- [WHAT IS ASKED]
Render the material again word for word, skipping the pictures in it.

====================

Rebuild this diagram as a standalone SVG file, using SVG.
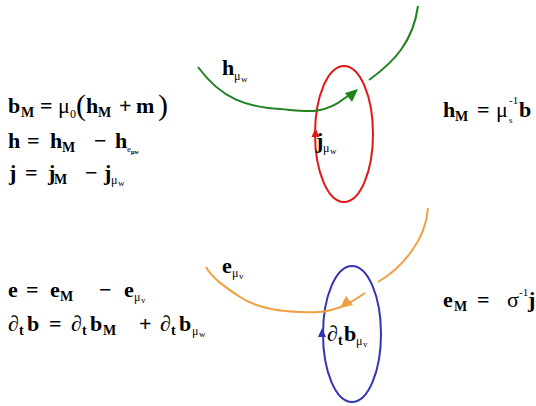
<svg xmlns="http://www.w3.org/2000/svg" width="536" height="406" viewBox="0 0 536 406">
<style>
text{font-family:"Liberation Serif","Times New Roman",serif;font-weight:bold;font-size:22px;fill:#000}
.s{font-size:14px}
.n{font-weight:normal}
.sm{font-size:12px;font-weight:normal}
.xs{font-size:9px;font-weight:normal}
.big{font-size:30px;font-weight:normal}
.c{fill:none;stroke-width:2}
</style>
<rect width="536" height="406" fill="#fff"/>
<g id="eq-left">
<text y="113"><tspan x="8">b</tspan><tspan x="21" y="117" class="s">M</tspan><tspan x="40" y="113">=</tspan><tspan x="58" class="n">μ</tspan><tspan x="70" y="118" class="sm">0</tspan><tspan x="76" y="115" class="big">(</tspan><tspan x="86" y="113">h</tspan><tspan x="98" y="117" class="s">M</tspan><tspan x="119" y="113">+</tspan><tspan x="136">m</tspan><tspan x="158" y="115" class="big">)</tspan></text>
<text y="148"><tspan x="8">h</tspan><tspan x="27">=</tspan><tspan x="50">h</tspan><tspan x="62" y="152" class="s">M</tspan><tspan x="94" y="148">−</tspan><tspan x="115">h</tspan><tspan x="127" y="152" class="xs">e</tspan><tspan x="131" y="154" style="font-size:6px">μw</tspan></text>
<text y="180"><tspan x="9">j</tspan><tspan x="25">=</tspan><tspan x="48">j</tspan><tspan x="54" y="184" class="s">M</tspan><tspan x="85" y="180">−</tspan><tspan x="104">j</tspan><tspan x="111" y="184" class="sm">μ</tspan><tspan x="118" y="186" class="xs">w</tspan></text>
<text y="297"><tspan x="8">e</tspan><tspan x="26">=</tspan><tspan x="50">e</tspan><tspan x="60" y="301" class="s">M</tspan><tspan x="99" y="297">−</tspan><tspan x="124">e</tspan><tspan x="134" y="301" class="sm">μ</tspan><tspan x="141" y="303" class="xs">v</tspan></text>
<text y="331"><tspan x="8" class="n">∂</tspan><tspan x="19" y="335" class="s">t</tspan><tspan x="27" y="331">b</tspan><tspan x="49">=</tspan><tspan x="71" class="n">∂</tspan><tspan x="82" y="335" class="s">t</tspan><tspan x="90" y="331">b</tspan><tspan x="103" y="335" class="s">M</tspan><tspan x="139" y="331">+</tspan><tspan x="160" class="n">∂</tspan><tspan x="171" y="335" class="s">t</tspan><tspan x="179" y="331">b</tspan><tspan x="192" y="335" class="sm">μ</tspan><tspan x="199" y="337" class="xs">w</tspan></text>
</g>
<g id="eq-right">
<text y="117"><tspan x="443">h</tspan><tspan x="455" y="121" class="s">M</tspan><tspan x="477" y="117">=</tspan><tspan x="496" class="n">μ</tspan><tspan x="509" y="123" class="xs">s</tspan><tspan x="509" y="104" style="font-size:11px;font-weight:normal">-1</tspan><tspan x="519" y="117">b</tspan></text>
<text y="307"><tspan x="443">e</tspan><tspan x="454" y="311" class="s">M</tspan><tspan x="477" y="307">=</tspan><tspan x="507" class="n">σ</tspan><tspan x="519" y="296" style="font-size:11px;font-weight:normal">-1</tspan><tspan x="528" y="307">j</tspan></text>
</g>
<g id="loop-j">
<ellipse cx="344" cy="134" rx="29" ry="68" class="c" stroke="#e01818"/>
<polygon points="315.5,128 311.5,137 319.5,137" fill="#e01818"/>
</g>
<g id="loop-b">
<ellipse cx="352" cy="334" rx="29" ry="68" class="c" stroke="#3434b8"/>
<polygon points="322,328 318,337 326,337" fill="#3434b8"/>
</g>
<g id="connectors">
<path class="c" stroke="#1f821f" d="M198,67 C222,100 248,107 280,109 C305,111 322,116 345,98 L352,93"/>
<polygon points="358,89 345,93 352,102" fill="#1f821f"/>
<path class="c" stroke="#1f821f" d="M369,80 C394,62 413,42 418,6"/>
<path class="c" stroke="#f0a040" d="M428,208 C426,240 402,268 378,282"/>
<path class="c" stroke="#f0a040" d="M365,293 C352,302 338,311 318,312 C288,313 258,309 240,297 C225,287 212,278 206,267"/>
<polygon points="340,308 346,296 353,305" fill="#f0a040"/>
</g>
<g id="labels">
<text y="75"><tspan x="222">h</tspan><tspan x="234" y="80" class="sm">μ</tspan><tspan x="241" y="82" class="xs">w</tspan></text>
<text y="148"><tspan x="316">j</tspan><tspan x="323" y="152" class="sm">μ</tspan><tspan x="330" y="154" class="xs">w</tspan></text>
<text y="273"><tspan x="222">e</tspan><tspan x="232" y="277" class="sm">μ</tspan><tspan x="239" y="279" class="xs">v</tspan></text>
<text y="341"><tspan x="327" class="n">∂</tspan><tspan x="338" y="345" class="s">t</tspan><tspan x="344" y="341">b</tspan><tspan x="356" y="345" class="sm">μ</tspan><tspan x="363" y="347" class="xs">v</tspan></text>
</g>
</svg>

====================

- [CORRECT ANSWER]
Rebuild this diagram as a standalone SVG file, using SVG.
<svg xmlns="http://www.w3.org/2000/svg" width="536" height="406" viewBox="0 0 536 406">
<style>
text{font-family:"Liberation Serif","Times New Roman",serif;font-weight:bold;font-size:22px;fill:#000}
.s{font-size:14px}
.n{font-weight:normal}
.sm{font-size:12px;font-weight:normal}
.xs{font-size:9px;font-weight:normal}
.big{font-size:30px;font-weight:normal}
.c{fill:none;stroke-width:2}
</style>
<rect width="536" height="406" fill="#fff"/>
<g id="eq-left">
<text y="113"><tspan x="8">b</tspan><tspan x="21" y="117" class="s">M</tspan><tspan x="40" y="113">=</tspan><tspan x="58" class="n">μ</tspan><tspan x="70" y="118" class="sm">0</tspan><tspan x="76" y="115" class="big">(</tspan><tspan x="86" y="113">h</tspan><tspan x="98" y="117" class="s">M</tspan><tspan x="119" y="113">+</tspan><tspan x="136">m</tspan><tspan x="158" y="115" class="big">)</tspan></text>
<text y="148"><tspan x="8">h</tspan><tspan x="27">=</tspan><tspan x="50">h</tspan><tspan x="62" y="152" class="s">M</tspan><tspan x="94" y="148">−</tspan><tspan x="115">h</tspan><tspan x="127" y="152" class="xs">e</tspan><tspan x="131" y="154" style="font-size:6px">μw</tspan></text>
<text y="180"><tspan x="9">j</tspan><tspan x="25">=</tspan><tspan x="48">j</tspan><tspan x="54" y="184" class="s">M</tspan><tspan x="85" y="180">−</tspan><tspan x="104">j</tspan><tspan x="111" y="184" class="sm">μ</tspan><tspan x="118" y="186" class="xs">w</tspan></text>
<text y="297"><tspan x="8">e</tspan><tspan x="26">=</tspan><tspan x="50">e</tspan><tspan x="60" y="301" class="s">M</tspan><tspan x="99" y="297">−</tspan><tspan x="124">e</tspan><tspan x="134" y="301" class="sm">μ</tspan><tspan x="141" y="303" class="xs">v</tspan></text>
<text y="331"><tspan x="8" class="n">∂</tspan><tspan x="19" y="335" class="s">t</tspan><tspan x="27" y="331">b</tspan><tspan x="49">=</tspan><tspan x="71" class="n">∂</tspan><tspan x="82" y="335" class="s">t</tspan><tspan x="90" y="331">b</tspan><tspan x="103" y="335" class="s">M</tspan><tspan x="139" y="331">+</tspan><tspan x="160" class="n">∂</tspan><tspan x="171" y="335" class="s">t</tspan><tspan x="179" y="331">b</tspan><tspan x="192" y="335" class="sm">μ</tspan><tspan x="199" y="337" class="xs">w</tspan></text>
</g>
<g id="eq-right">
<text y="117"><tspan x="443">h</tspan><tspan x="455" y="121" class="s">M</tspan><tspan x="477" y="117">=</tspan><tspan x="496" class="n">μ</tspan><tspan x="509" y="123" class="xs">s</tspan><tspan x="509" y="104" style="font-size:11px;font-weight:normal">-1</tspan><tspan x="519" y="117">b</tspan></text>
<text y="307"><tspan x="443">e</tspan><tspan x="454" y="311" class="s">M</tspan><tspan x="477" y="307">=</tspan><tspan x="507" class="n">σ</tspan><tspan x="519" y="296" style="font-size:11px;font-weight:normal">-1</tspan><tspan x="528" y="307">j</tspan></text>
</g>
<g id="loop-j">
<ellipse cx="344" cy="134" rx="29" ry="68" class="c" stroke="#e01818"/>
<polygon points="315.5,128 311.5,137 319.5,137" fill="#e01818"/>
</g>
<g id="loop-b">
<ellipse cx="352" cy="334" rx="29" ry="68" class="c" stroke="#3434b8"/>
<polygon points="322,328 318,337 326,337" fill="#3434b8"/>
</g>
<g id="connectors">
<path class="c" stroke="#1f821f" d="M198,67 C222,100 248,107 280,109 C305,111 322,116 345,98 L352,93"/>
<polygon points="358,89 345,93 352,102" fill="#1f821f"/>
<path class="c" stroke="#1f821f" d="M369,80 C394,62 413,42 418,6"/>
<path class="c" stroke="#f0a040" d="M428,208 C426,240 402,268 378,282"/>
<path class="c" stroke="#f0a040" d="M365,293 C352,302 338,311 318,312 C288,313 258,309 240,297 C225,287 212,278 206,267"/>
<polygon points="340,308 346,296 353,305" fill="#f0a040"/>
</g>
<g id="labels">
<text y="75"><tspan x="222">h</tspan><tspan x="234" y="80" class="sm">μ</tspan><tspan x="241" y="82" class="xs">w</tspan></text>
<text y="148"><tspan x="316">j</tspan><tspan x="323" y="152" class="sm">μ</tspan><tspan x="330" y="154" class="xs">w</tspan></text>
<text y="273"><tspan x="222">e</tspan><tspan x="232" y="277" class="sm">μ</tspan><tspan x="239" y="279" class="xs">v</tspan></text>
<text y="341"><tspan x="327" class="n">∂</tspan><tspan x="338" y="345" class="s">t</tspan><tspan x="344" y="341">b</tspan><tspan x="356" y="345" class="sm">μ</tspan><tspan x="363" y="347" class="xs">v</tspan></text>
</g>
</svg>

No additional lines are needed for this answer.